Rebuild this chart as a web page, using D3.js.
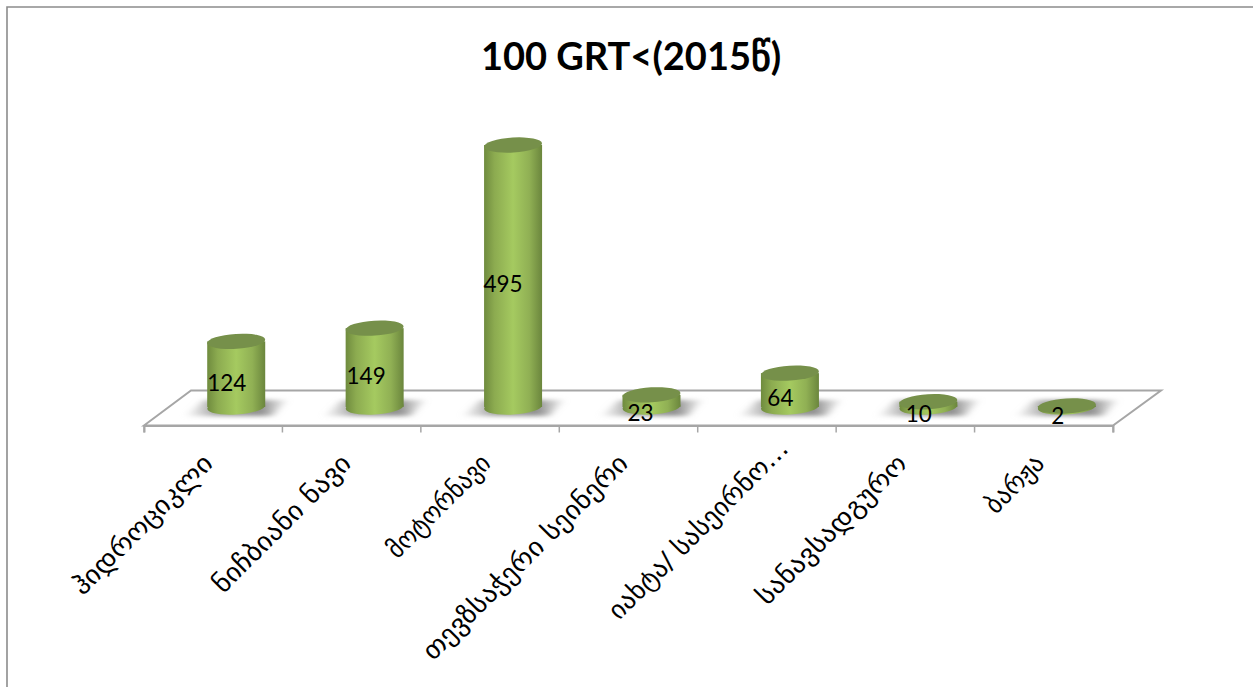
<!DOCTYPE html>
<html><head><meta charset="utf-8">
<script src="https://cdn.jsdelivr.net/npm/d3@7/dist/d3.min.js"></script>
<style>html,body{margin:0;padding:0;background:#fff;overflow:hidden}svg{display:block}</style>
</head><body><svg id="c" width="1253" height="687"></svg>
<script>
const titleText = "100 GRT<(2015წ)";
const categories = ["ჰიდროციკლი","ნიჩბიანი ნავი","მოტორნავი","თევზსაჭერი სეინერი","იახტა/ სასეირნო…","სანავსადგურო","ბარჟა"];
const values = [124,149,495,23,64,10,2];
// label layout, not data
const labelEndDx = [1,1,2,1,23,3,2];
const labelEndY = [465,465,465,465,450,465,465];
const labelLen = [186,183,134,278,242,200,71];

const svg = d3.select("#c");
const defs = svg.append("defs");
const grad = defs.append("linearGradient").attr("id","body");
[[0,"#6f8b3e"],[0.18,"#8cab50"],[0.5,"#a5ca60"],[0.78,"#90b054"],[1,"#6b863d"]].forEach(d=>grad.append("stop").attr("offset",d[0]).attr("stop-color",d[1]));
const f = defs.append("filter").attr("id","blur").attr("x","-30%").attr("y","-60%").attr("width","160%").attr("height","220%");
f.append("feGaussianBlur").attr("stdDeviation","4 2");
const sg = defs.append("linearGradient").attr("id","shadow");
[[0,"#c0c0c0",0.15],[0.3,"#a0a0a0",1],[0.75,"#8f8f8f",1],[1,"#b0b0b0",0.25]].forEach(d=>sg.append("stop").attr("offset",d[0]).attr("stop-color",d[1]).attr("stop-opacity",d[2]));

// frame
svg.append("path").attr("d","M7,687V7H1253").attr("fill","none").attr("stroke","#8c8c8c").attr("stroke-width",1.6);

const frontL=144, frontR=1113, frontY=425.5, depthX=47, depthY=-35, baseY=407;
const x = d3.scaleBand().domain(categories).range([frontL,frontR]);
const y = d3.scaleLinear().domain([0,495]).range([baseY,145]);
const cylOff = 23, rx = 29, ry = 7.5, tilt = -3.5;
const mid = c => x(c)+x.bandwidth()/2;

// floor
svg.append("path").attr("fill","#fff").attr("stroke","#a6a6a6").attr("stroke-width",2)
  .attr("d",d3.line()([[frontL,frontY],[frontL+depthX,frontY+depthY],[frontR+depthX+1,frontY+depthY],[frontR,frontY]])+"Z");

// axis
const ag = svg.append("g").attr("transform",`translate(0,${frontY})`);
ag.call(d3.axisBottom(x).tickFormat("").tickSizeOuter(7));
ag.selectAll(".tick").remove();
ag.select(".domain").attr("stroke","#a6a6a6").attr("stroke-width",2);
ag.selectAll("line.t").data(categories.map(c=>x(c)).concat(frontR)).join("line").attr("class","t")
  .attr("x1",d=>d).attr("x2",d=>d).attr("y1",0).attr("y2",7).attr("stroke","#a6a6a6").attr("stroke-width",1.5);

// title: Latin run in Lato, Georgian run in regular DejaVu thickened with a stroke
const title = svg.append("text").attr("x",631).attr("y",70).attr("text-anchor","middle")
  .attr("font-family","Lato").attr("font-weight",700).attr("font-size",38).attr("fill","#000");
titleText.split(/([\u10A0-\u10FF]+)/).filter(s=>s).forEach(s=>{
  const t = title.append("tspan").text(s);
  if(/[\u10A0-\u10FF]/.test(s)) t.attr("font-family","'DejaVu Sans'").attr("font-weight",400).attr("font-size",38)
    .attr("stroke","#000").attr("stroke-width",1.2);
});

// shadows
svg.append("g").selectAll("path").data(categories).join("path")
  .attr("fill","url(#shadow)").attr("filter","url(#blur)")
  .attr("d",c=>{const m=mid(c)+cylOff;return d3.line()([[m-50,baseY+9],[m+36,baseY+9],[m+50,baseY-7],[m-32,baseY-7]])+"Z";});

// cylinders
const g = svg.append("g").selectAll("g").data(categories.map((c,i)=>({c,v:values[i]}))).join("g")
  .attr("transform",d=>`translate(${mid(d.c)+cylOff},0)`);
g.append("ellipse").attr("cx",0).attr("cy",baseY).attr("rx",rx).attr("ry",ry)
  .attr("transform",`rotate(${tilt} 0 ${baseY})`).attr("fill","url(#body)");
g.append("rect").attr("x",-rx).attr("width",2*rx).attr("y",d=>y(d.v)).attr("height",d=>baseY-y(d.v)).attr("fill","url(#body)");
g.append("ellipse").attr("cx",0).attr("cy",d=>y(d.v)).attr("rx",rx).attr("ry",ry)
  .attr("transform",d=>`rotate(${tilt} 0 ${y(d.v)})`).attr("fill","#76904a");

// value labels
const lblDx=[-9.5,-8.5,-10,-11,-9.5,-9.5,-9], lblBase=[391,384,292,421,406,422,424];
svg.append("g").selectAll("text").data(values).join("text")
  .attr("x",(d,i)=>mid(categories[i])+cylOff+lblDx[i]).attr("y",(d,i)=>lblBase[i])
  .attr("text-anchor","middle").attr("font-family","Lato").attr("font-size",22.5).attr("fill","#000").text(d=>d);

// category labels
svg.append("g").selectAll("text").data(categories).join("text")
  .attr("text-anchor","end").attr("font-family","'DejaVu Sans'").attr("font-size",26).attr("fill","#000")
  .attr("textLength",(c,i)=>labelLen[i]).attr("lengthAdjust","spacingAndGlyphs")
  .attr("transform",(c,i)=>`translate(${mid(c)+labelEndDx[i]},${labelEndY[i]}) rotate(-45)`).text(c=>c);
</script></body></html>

### Stated goal
Transcribe the material exactly, keeping every word and none of the pictures.

### Solution for this exercise
Rebuild this chart as a web page, using D3.js.
<!DOCTYPE html>
<html><head><meta charset="utf-8">
<script src="https://cdn.jsdelivr.net/npm/d3@7/dist/d3.min.js"></script>
<style>html,body{margin:0;padding:0;background:#fff;overflow:hidden}svg{display:block}</style>
</head><body><svg id="c" width="1253" height="687"></svg>
<script>
const titleText = "100 GRT<(2015წ)";
const categories = ["ჰიდროციკლი","ნიჩბიანი ნავი","მოტორნავი","თევზსაჭერი სეინერი","იახტა/ სასეირნო…","სანავსადგურო","ბარჟა"];
const values = [124,149,495,23,64,10,2];
// label layout, not data
const labelEndDx = [1,1,2,1,23,3,2];
const labelEndY = [465,465,465,465,450,465,465];
const labelLen = [186,183,134,278,242,200,71];

const svg = d3.select("#c");
const defs = svg.append("defs");
const grad = defs.append("linearGradient").attr("id","body");
[[0,"#6f8b3e"],[0.18,"#8cab50"],[0.5,"#a5ca60"],[0.78,"#90b054"],[1,"#6b863d"]].forEach(d=>grad.append("stop").attr("offset",d[0]).attr("stop-color",d[1]));
const f = defs.append("filter").attr("id","blur").attr("x","-30%").attr("y","-60%").attr("width","160%").attr("height","220%");
f.append("feGaussianBlur").attr("stdDeviation","4 2");
const sg = defs.append("linearGradient").attr("id","shadow");
[[0,"#c0c0c0",0.15],[0.3,"#a0a0a0",1],[0.75,"#8f8f8f",1],[1,"#b0b0b0",0.25]].forEach(d=>sg.append("stop").attr("offset",d[0]).attr("stop-color",d[1]).attr("stop-opacity",d[2]));

// frame
svg.append("path").attr("d","M7,687V7H1253").attr("fill","none").attr("stroke","#8c8c8c").attr("stroke-width",1.6);

const frontL=144, frontR=1113, frontY=425.5, depthX=47, depthY=-35, baseY=407;
const x = d3.scaleBand().domain(categories).range([frontL,frontR]);
const y = d3.scaleLinear().domain([0,495]).range([baseY,145]);
const cylOff = 23, rx = 29, ry = 7.5, tilt = -3.5;
const mid = c => x(c)+x.bandwidth()/2;

// floor
svg.append("path").attr("fill","#fff").attr("stroke","#a6a6a6").attr("stroke-width",2)
  .attr("d",d3.line()([[frontL,frontY],[frontL+depthX,frontY+depthY],[frontR+depthX+1,frontY+depthY],[frontR,frontY]])+"Z");

// axis
const ag = svg.append("g").attr("transform",`translate(0,${frontY})`);
ag.call(d3.axisBottom(x).tickFormat("").tickSizeOuter(7));
ag.selectAll(".tick").remove();
ag.select(".domain").attr("stroke","#a6a6a6").attr("stroke-width",2);
ag.selectAll("line.t").data(categories.map(c=>x(c)).concat(frontR)).join("line").attr("class","t")
  .attr("x1",d=>d).attr("x2",d=>d).attr("y1",0).attr("y2",7).attr("stroke","#a6a6a6").attr("stroke-width",1.5);

// title: Latin run in Lato, Georgian run in regular DejaVu thickened with a stroke
const title = svg.append("text").attr("x",631).attr("y",70).attr("text-anchor","middle")
  .attr("font-family","Lato").attr("font-weight",700).attr("font-size",38).attr("fill","#000");
titleText.split(/([\u10A0-\u10FF]+)/).filter(s=>s).forEach(s=>{
  const t = title.append("tspan").text(s);
  if(/[\u10A0-\u10FF]/.test(s)) t.attr("font-family","'DejaVu Sans'").attr("font-weight",400).attr("font-size",38)
    .attr("stroke","#000").attr("stroke-width",1.2);
});

// shadows
svg.append("g").selectAll("path").data(categories).join("path")
  .attr("fill","url(#shadow)").attr("filter","url(#blur)")
  .attr("d",c=>{const m=mid(c)+cylOff;return d3.line()([[m-50,baseY+9],[m+36,baseY+9],[m+50,baseY-7],[m-32,baseY-7]])+"Z";});

// cylinders
const g = svg.append("g").selectAll("g").data(categories.map((c,i)=>({c,v:values[i]}))).join("g")
  .attr("transform",d=>`translate(${mid(d.c)+cylOff},0)`);
g.append("ellipse").attr("cx",0).attr("cy",baseY).attr("rx",rx).attr("ry",ry)
  .attr("transform",`rotate(${tilt} 0 ${baseY})`).attr("fill","url(#body)");
g.append("rect").attr("x",-rx).attr("width",2*rx).attr("y",d=>y(d.v)).attr("height",d=>baseY-y(d.v)).attr("fill","url(#body)");
g.append("ellipse").attr("cx",0).attr("cy",d=>y(d.v)).attr("rx",rx).attr("ry",ry)
  .attr("transform",d=>`rotate(${tilt} 0 ${y(d.v)})`).attr("fill","#76904a");

// value labels
const lblDx=[-9.5,-8.5,-10,-11,-9.5,-9.5,-9], lblBase=[391,384,292,421,406,422,424];
svg.append("g").selectAll("text").data(values).join("text")
  .attr("x",(d,i)=>mid(categories[i])+cylOff+lblDx[i]).attr("y",(d,i)=>lblBase[i])
  .attr("text-anchor","middle").attr("font-family","Lato").attr("font-size",22.5).attr("fill","#000").text(d=>d);

// category labels
svg.append("g").selectAll("text").data(categories).join("text")
  .attr("text-anchor","end").attr("font-family","'DejaVu Sans'").attr("font-size",26).attr("fill","#000")
  .attr("textLength",(c,i)=>labelLen[i]).attr("lengthAdjust","spacingAndGlyphs")
  .attr("transform",(c,i)=>`translate(${mid(c)+labelEndDx[i]},${labelEndY[i]}) rotate(-45)`).text(c=>c);
</script></body></html>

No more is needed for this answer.